Benché all’epoca un bambino, chiedo lo stesso a Javier di parlarmi del tragico periodo vissuto dagli Argentini nel periodo della dittatura di Videla e di Gualteri, quella dei desaparecidos, grosso modo tra il 1974 e il 1983; ovviamente stiamo parlando di come si comporta il regime nei confronti del jazz: “Tutto ciò che non era argentino e di conseguenza straniero veniva censurato. C’era molta censura e un totale e disprezzo per la musica nera, come in Italia durante il fascismo che condannava il jazz per il solo fatto che apparteneva ai neri, ritenuti una razza inferiore come gli ebrei o gli zingari”. Su come stia cambiando l’Argentina agli inizi del Nuovo Millennio, Girotto è preciso: “Dopo una grande crisi economica come quella del 2001 dove l’Argentina ha toccato il fondo, i giovani hanno cominciato a riapparire con nuove idee musicali e artistiche ma il problema continua perché tutte queste nuove idee non sanno dove presentarsi, cioè non ci sono posti o soldi per promuovere la cultura oppure non funziona l’apparato che dovrebbe organizzare”. Da ciò che dice non sembra che la situazione risulti poi molto diversa da quella italiana odierna: “Certo in Argentina o in Italia, a livello di jazz, ce ne sono di giovani bravi, come ce ne sono anche nel Nord Europa; ma da noi non viene dato a loro lo spazio per esprimersi; in genere un giovane riesce a suonare e farsi conoscere se viene chiamato a suonare con un noto musicista; ma se al giovane jazzman non tocca questa fortuna, starà quasi sempre, in disparte purtroppo il mercato della musica funziona così; il nome funziona più della qualità che viene offerta; e ci sono giovani che hanno qualità e tanta!”.
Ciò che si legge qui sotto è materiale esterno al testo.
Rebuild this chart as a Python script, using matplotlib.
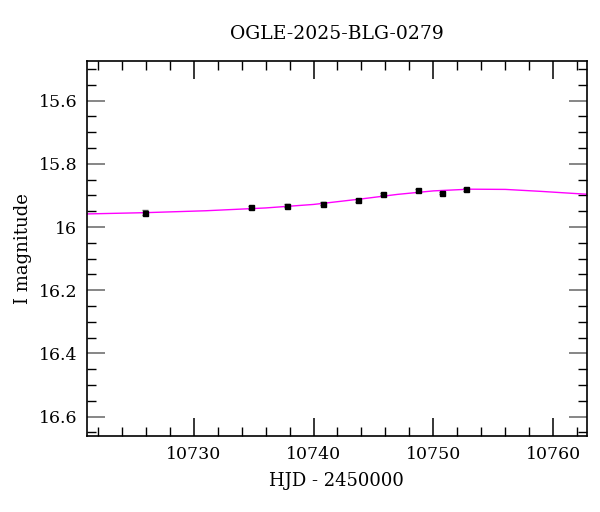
import numpy as np
import matplotlib
matplotlib.use("Agg")
from matplotlib import pyplot as plt
from matplotlib.ticker import MultipleLocator

# photometry
hjd = [10725.9, 10734.8, 10737.8, 10740.8, 10743.7, 10745.8, 10748.75, 10750.75, 10752.75]
mag = [15.955, 15.937, 15.932, 15.926, 15.915, 15.895, 15.884, 15.893, 15.881]
err = [0.008, 0.005, 0.005, 0.005, 0.005, 0.004, 0.004, 0.004, 0.005]

# model curve, sampled by eye
model_hjd = [10721, 10726, 10731, 10736, 10740, 10744, 10747, 10750, 10753, 10756, 10759, 10763]
model_mag = [15.9587, 15.9546, 15.9486, 15.9397, 15.9286, 15.9111, 15.8968, 15.8857,
             15.8803, 15.8810, 15.8873, 15.8968]

plt.rcParams['font.family'] = ['DejaVu Serif']

fig = plt.figure(figsize=(6, 5.12), dpi=100)
ax = fig.add_axes([0.145, 0.1475, 0.833, 0.7325])

ax.plot(model_hjd, model_mag, color="#ff00ff", lw=1.0, zorder=2)
ax.errorbar(hjd, mag, yerr=err, fmt="s", color="black", ms=3.6, ecolor="#555555",
            elinewidth=1.0, capsize=2.5, capthick=1.0, zorder=3)

ax.set_xlim(10721.1, 10762.8)
ax.set_ylim(16.663, 15.476)

ax.xaxis.set_major_locator(MultipleLocator(10))
ax.xaxis.set_minor_locator(MultipleLocator(2))
ax.yaxis.set_major_locator(MultipleLocator(0.2))
ax.yaxis.set_minor_locator(MultipleLocator(0.05))
ax.yaxis.set_major_formatter(plt.FuncFormatter(lambda v, p: ("%.1f" % v).rstrip("0").rstrip(".")))

ax.tick_params(which="both", direction="in", top=True, right=True, labelsize=12.5)
ax.tick_params(which="major", length=13, width=1.1, pad=7)
ax.tick_params(which="minor", length=6.5, width=1.0)
ax.tick_params(axis="y", which="major", color="#666666")
for s in ax.spines.values():
    s.set_linewidth(1.2)

ax.set_xlabel("HJD - 2450000", fontsize=13, labelpad=6)
ax.set_ylabel("I magnitude", fontsize=13, labelpad=5)
ax.set_title("OGLE-2025-BLG-0279", fontsize=13.5, pad=16)

fig.savefig("out.png", dpi=100)
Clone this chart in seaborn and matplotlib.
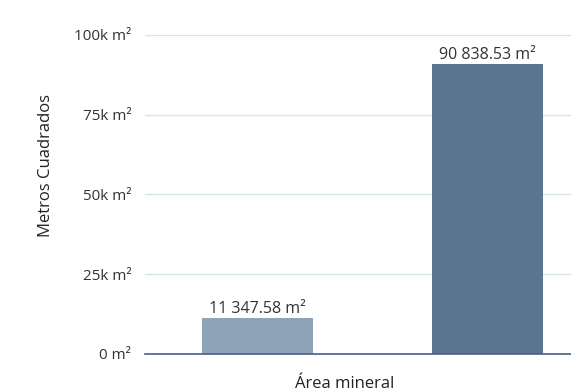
import matplotlib
matplotlib.use("Agg")
import matplotlib.pyplot as plt
import seaborn as sns
import pandas as pd
from matplotlib.ticker import FuncFormatter

# data
series = ["Serie A", "Serie B"]
values = [11347.58, 90838.53]
bar_colors = ["#8fa3b8", "#5b7490"]
y_ticks = [0, 25000, 50000, 75000, 100000]

sns.set_theme(style="white")
plt.rcParams["font.family"] = ["Open Sans", "DejaVu Sans"]

df = pd.DataFrame({"serie": series, "valor": values})

fig = plt.figure(figsize=(5.71, 3.92), dpi=100)
ax = fig.add_axes([0.254, 0.097, 0.746, 0.814])

sns.barplot(data=df, x="serie", y="valor", hue="serie", palette=bar_colors,
            width=0.48, saturation=1, legend=False, ax=ax, zorder=3,
            linewidth=0)

ax.set_ylim(0, 100000)
ax.set_xlim(-0.489, 1.363)
ax.set_yticks(y_ticks)
ax.yaxis.set_major_formatter(FuncFormatter(lambda v, p: f"{int(v/1000)}k m²" if v else "0 m²"))
ax.tick_params(axis="y", length=0, pad=10, labelsize=11, labelcolor="#333333")
ax.set_xticks([])
ax.grid(axis="y", color="#d5e5e8", linewidth=1, zorder=0)

for s in ["top", "right", "left"]:
    ax.spines[s].set_visible(False)
ax.spines["bottom"].set_color("#4a5e8c")
ax.spines["bottom"].set_linewidth(1.2)
ax.spines["bottom"].set_zorder(4)

def fmt(v):
    return f"{v:,.2f}".replace(",", " ") + " m²"

for i, v in enumerate(values):
    ax.text(i, v + 250, fmt(v), ha="center", va="bottom", fontsize=11.5, color="#333333")

ax.set_ylabel("Metros Cuadrados", fontsize=12, color="#222222")
ax.yaxis.set_label_coords(-0.213, 0.59)
ax.set_xlabel("Área mineral", fontsize=12, color="#222222")
ax.xaxis.set_label_coords(0.469, -0.07)

fig.savefig("out.png", dpi=100)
Per quanto riguarda il presente e il futuro di Javier, egli sostiene di continuare “(…) a portare avanti i miei progetti storici e altri più recenti – Aires Tango, Atem Sax Quartet, il duo con Biondini e quello con Iorio, il Concerto Latino, i Six Sax, la Big Band – e anche con i dischi che registro è sempre una nuova esperienza perché tendo sempre a fare sia una ricerca continua sia un rinnovo nella musica che scrivo, cercando di progredire in continuazione almeno dal mio punto di vista. Questa recerca mi aiuta a stimolarmi, a continuare a comporre, suonare, improvvisare e trovare nuove strade e idee musicali per poter continuare a divertirmi componendo, suonando, improvviosando”. Termino, curioso di sapere quale siano i due album (uno jazz l’altro ‘latino’) che porterebbe volentieri sull’isola deserta: “You Must Relieve In Spring di Bill Evans per il jazz e Alma di Egberto Gismonti come jazz latino. Ma la lista sarebbe interminabile però questi sono i miei due dischi preferiti!”.